* **Task**: From the first line of the data below through the line holding "from matplotlib.ticker import MultipleLocator", output each line exactly and leave the pictures out.

* **Recorded data**:
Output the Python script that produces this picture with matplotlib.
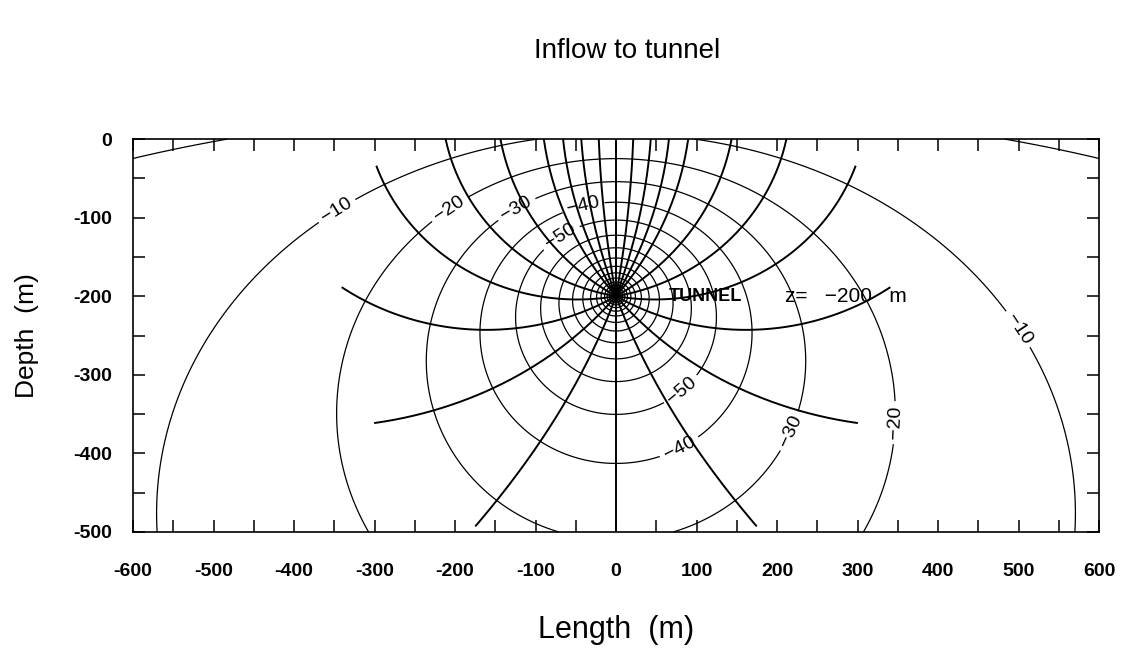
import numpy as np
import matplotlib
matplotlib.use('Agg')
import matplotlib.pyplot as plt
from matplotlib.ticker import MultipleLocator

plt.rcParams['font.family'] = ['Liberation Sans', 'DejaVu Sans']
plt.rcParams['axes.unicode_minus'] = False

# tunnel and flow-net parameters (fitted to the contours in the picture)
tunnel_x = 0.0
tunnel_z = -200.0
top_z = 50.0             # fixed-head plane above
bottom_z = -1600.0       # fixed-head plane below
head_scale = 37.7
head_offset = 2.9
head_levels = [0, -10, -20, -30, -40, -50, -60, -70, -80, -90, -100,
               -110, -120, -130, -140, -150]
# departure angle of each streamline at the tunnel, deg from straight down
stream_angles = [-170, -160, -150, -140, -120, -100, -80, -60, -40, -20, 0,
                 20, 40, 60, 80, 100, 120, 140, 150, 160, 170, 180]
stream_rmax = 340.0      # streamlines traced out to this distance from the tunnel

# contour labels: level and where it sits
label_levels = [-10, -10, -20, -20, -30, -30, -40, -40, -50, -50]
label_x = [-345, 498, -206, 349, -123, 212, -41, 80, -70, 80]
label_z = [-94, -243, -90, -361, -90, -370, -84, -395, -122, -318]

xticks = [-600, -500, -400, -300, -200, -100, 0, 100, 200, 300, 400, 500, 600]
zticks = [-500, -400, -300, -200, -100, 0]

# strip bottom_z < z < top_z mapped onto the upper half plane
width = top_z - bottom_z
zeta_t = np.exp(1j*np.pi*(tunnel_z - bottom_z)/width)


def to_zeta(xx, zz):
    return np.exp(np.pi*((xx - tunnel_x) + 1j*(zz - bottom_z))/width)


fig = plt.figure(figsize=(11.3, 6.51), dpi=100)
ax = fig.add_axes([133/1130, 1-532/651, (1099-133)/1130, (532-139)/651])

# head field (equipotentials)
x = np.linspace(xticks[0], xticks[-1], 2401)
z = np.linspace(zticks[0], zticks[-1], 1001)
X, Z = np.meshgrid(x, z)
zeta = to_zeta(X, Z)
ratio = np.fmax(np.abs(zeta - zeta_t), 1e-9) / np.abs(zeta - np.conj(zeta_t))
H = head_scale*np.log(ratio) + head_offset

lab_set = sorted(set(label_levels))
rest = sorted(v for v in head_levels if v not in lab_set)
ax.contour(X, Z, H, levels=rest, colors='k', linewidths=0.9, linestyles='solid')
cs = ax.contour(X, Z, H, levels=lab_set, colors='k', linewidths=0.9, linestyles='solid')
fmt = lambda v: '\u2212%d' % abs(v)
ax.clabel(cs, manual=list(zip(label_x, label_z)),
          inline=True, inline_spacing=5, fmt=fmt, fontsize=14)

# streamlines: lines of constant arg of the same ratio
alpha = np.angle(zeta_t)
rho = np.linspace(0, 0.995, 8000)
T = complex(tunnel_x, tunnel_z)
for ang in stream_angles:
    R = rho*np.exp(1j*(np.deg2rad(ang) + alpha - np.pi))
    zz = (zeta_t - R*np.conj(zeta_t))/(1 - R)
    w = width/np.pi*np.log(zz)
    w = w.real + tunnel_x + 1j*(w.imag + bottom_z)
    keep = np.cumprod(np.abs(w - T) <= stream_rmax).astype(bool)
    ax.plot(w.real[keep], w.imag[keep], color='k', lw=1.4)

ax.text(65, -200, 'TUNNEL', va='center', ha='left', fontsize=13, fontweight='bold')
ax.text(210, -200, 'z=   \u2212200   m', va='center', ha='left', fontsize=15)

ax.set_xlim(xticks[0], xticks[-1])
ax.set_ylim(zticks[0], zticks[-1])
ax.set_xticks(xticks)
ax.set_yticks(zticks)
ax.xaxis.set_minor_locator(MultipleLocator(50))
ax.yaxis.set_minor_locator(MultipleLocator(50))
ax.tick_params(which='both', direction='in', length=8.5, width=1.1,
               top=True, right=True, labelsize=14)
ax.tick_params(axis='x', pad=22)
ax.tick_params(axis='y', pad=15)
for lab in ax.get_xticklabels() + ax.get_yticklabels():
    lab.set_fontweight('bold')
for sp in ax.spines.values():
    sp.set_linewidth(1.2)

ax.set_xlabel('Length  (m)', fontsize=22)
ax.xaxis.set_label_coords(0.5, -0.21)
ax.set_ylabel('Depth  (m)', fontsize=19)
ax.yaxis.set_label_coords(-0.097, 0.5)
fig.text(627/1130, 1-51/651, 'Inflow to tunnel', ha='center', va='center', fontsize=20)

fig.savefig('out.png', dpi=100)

* **Solved exercise**:
Output the Python script that produces this picture with matplotlib.
import numpy as np
import matplotlib
matplotlib.use('Agg')
import matplotlib.pyplot as plt
from matplotlib.ticker import MultipleLocator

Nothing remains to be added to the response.